= COLLECTED DATA =
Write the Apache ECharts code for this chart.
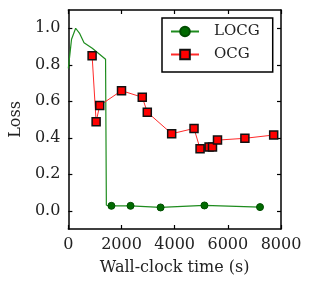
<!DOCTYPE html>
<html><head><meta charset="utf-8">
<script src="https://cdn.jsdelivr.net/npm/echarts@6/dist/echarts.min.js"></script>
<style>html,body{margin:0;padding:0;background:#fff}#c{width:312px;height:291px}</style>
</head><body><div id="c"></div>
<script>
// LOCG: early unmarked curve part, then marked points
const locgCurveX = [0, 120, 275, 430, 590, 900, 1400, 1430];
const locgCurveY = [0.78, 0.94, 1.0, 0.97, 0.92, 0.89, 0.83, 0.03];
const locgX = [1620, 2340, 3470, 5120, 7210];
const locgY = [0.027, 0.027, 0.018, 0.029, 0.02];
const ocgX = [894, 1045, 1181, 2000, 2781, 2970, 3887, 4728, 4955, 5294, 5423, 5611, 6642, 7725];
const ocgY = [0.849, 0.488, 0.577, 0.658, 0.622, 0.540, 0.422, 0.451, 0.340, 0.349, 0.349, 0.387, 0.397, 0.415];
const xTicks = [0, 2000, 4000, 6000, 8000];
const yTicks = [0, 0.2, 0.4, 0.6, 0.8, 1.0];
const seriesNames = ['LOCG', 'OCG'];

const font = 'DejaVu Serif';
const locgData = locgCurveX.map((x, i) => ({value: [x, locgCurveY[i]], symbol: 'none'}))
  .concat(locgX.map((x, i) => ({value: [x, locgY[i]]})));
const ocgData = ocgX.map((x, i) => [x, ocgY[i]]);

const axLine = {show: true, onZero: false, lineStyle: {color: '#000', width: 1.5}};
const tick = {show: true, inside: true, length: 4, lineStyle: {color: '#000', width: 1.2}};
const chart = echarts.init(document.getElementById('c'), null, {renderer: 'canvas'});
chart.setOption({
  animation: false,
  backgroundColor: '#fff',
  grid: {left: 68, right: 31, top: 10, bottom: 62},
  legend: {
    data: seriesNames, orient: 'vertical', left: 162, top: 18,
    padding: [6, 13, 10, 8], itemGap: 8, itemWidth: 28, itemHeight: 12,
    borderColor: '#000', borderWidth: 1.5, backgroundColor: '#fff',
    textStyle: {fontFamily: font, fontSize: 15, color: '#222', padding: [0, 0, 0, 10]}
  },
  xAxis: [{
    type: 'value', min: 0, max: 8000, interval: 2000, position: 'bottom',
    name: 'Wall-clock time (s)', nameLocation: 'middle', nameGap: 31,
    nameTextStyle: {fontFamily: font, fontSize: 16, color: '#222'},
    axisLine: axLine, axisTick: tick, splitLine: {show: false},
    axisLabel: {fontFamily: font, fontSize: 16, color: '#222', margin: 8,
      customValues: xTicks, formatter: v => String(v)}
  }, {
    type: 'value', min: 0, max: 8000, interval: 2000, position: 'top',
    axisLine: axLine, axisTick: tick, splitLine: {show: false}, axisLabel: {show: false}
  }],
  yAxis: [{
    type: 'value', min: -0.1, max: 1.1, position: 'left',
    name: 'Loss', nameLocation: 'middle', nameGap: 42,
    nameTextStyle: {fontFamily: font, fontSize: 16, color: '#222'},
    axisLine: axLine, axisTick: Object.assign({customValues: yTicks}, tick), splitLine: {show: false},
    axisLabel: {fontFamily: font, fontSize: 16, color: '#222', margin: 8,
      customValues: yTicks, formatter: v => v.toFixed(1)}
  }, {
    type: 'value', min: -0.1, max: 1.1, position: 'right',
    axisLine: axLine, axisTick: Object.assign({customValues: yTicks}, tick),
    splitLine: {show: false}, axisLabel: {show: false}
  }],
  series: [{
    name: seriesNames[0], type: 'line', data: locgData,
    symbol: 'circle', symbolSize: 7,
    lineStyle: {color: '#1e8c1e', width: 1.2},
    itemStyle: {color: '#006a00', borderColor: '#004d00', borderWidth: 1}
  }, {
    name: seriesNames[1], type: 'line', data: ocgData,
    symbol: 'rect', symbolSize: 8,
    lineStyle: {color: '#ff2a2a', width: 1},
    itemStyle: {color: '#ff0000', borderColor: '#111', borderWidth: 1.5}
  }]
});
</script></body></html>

= TASK DIRECTIONS =
Without the pictures, repeat the listing above exactly.

= RESULT OF THIS TASK =
Write the Apache ECharts code for this chart.
<!DOCTYPE html>
<html><head><meta charset="utf-8">
<script src="https://cdn.jsdelivr.net/npm/echarts@6/dist/echarts.min.js"></script>
<style>html,body{margin:0;padding:0;background:#fff}#c{width:312px;height:291px}</style>
</head><body><div id="c"></div>
<script>
// LOCG: early unmarked curve part, then marked points
const locgCurveX = [0, 120, 275, 430, 590, 900, 1400, 1430];
const locgCurveY = [0.78, 0.94, 1.0, 0.97, 0.92, 0.89, 0.83, 0.03];
const locgX = [1620, 2340, 3470, 5120, 7210];
const locgY = [0.027, 0.027, 0.018, 0.029, 0.02];
const ocgX = [894, 1045, 1181, 2000, 2781, 2970, 3887, 4728, 4955, 5294, 5423, 5611, 6642, 7725];
const ocgY = [0.849, 0.488, 0.577, 0.658, 0.622, 0.540, 0.422, 0.451, 0.340, 0.349, 0.349, 0.387, 0.397, 0.415];
const xTicks = [0, 2000, 4000, 6000, 8000];
const yTicks = [0, 0.2, 0.4, 0.6, 0.8, 1.0];
const seriesNames = ['LOCG', 'OCG'];

const font = 'DejaVu Serif';
const locgData = locgCurveX.map((x, i) => ({value: [x, locgCurveY[i]], symbol: 'none'}))
  .concat(locgX.map((x, i) => ({value: [x, locgY[i]]})));
const ocgData = ocgX.map((x, i) => [x, ocgY[i]]);

const axLine = {show: true, onZero: false, lineStyle: {color: '#000', width: 1.5}};
const tick = {show: true, inside: true, length: 4, lineStyle: {color: '#000', width: 1.2}};
const chart = echarts.init(document.getElementById('c'), null, {renderer: 'canvas'});
chart.setOption({
  animation: false,
  backgroundColor: '#fff',
  grid: {left: 68, right: 31, top: 10, bottom: 62},
  legend: {
    data: seriesNames, orient: 'vertical', left: 162, top: 18,
    padding: [6, 13, 10, 8], itemGap: 8, itemWidth: 28, itemHeight: 12,
    borderColor: '#000', borderWidth: 1.5, backgroundColor: '#fff',
    textStyle: {fontFamily: font, fontSize: 15, color: '#222', padding: [0, 0, 0, 10]}
  },
  xAxis: [{
    type: 'value', min: 0, max: 8000, interval: 2000, position: 'bottom',
    name: 'Wall-clock time (s)', nameLocation: 'middle', nameGap: 31,
    nameTextStyle: {fontFamily: font, fontSize: 16, color: '#222'},
    axisLine: axLine, axisTick: tick, splitLine: {show: false},
    axisLabel: {fontFamily: font, fontSize: 16, color: '#222', margin: 8,
      customValues: xTicks, formatter: v => String(v)}
  }, {
    type: 'value', min: 0, max: 8000, interval: 2000, position: 'top',
    axisLine: axLine, axisTick: tick, splitLine: {show: false}, axisLabel: {show: false}
  }],
  yAxis: [{
    type: 'value', min: -0.1, max: 1.1, position: 'left',
    name: 'Loss', nameLocation: 'middle', nameGap: 42,
    nameTextStyle: {fontFamily: font, fontSize: 16, color: '#222'},
    axisLine: axLine, axisTick: Object.assign({customValues: yTicks}, tick), splitLine: {show: false},
    axisLabel: {fontFamily: font, fontSize: 16, color: '#222', margin: 8,
      customValues: yTicks, formatter: v => v.toFixed(1)}
  }, {
    type: 'value', min: -0.1, max: 1.1, position: 'right',
    axisLine: axLine, axisTick: Object.assign({customValues: yTicks}, tick),
    splitLine: {show: false}, axisLabel: {show: false}
  }],
  series: [{
    name: seriesNames[0], type: 'line', data: locgData,
    symbol: 'circle', symbolSize: 7,
    lineStyle: {color: '#1e8c1e', width: 1.2},
    itemStyle: {color: '#006a00', borderColor: '#004d00', borderWidth: 1}
  }, {
    name: seriesNames[1], type: 'line', data: ocgData,
    symbol: 'rect', symbolSize: 8,
    lineStyle: {color: '#ff2a2a', width: 1},
    itemStyle: {color: '#ff0000', borderColor: '#111', borderWidth: 1.5}
  }]
});
</script></body></html>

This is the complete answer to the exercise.